Freedom Tunnel prisoner Yaqoub Qadri suspends hunger strike
Palestinian prisoner Yaqoub Mahmoud Ahmed Qadri suspends his hunger strike after the occupation fulfilled most of his demands.
The media department of Muhjat Al-Quds Foundation for Martyrs, Prisoners, and Wounded confirmed in a statement that the isolated prisoner, Yaqoub Mahmoud Ahmed Qadri, suspended his hunger strike after the occupation fulfilled most of his demands, canceling the penalties imposed by the "Ohli Kidar" prison administration against him, all while preventing his family from visiting for two months.
Last week, Muhjat Al-Quds stated that the prisoner confirmed in a letter that he has been on an open-ended hunger strike since the beginning of June, in refusal of the prison administration's decision to close his cantina account, claiming that he owed 7,500 shekels, which he has no clue where it came from.
The Foundation added that he was denied family visits for a period of two months and from going out to the square for a period of two weeks, in addition to receiving a fine of 250 shekels. He stressed that he decided to go on an open hunger strike "in order to recover all the rights stolen from him by the prison administration."

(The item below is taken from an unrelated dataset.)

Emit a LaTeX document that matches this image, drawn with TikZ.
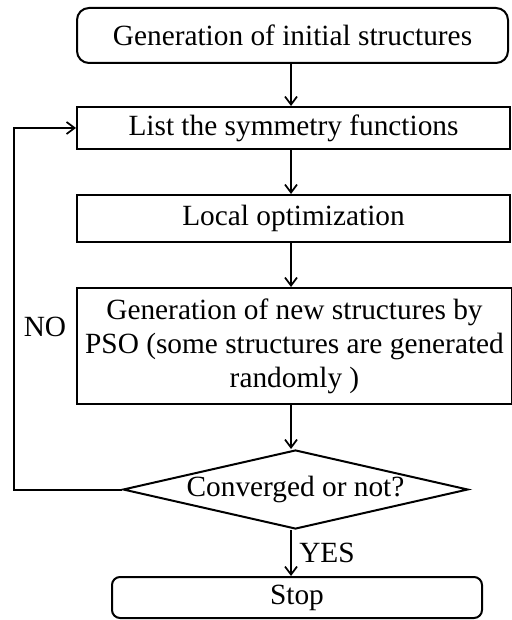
\documentclass[tikz,border=0pt]{standalone}
\usepackage{fontspec}
\setmainfont{Liberation Serif}
\usetikzlibrary{shapes.geometric,arrows.meta}
\begin{document}
\begin{tikzpicture}[x=0.75pt,y=-0.75pt,
  every node/.style={font=\fontsize{22}{25.5}\selectfont},
  flowbox/.style={draw,line width=1.5pt,inner sep=0pt,align=center},
  roundbox/.style={flowbox,rounded corners=9pt},
  decision/.style={draw,line width=1.5pt,diamond,aspect=4.37,inner sep=0pt},
  flow/.style={line width=1.5pt,-{Straight Barb[length=6pt,width=9pt,line width=1.3pt]}},
  lbl/.style={inner sep=0pt}]
\useasboundingbox (0,0) rectangle (511,620);
\node[roundbox,minimum width=323.25pt,minimum height=41.25pt] (b1) at (292.5,35.5) {Generation of initial structures};
\node[flowbox,minimum width=324.75pt,minimum height=31.5pt] (b2) at (293.5,128) {List the symmetry functions};
\node[flowbox,minimum width=324.75pt,minimum height=35.25pt] (b3) at (293.5,218.5) {Local optimization};
\node[flowbox,minimum width=326.25pt,minimum height=87pt] (b4) at (294.5,346) {Generation of new structures by\\PSO (some structures are generated\\randomly )};
\node[decision,minimum width=258.75pt,minimum height=59.25pt] (d) at (295.5,489.5) {Converged or not?};
\node[roundbox,rounded corners=6pt,minimum width=277.5pt,minimum height=30.75pt] (s) at (297,597.5) {Stop};
\coordinate (ax) at (291,0);
\coordinate (fb) at (14,0);
\draw[flow] (b1.south -| ax) -- (b2.north -| ax);
\draw[flow] (b2.south -| ax) -- (b3.north -| ax);
\draw[flow] (b3.south -| ax) -- (b4.north -| ax);
\draw[flow] (b4.south -| ax) -- (d.north -| ax);
\draw[flow] (d.south -| ax) -- (s.north -| ax);
\draw[flow] (d.west) -- (d.west -| fb) |- (b2.west);
\node[lbl] (no) at (45,327) {NO};
\node[lbl,anchor=west] (yes) at (299,553) {YES};
\end{tikzpicture}
\end{document}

In his letter, Qadri indicated that his situation is very difficult as he faces daily inspections by the prison administration, adding that the prison administration has moved him to a new dumpster-like cell infested with cockroaches, mosquitoes, ants, and bedbugs that feed on his body day and night, all for the sake of breaking his will and forcing him to end his hunger strike without retrieving any of his stolen rights.
Prisoner Yaqoub Qadri, from the village of Bir Al-Basha, in the Jenin governorate in the northern West Bank, was born in 1972. He was arrested by the Israeli occupation forces on October 18, 2003, and the Israeli court sentenced him to life imprisonment twice, plus 35 years. His charges were "belonging to and being a member of Saraya Al-Quds (Al-Quds Brigades) - the military wing of the Islamic Jihad movement, and participating in operations against the occupation forces."
On September 6, 2021, Qadri was one of six prisoners who broke out of Gilboa prison in a heroic operation that shook the Israeli occupation's trust in its security system to the core.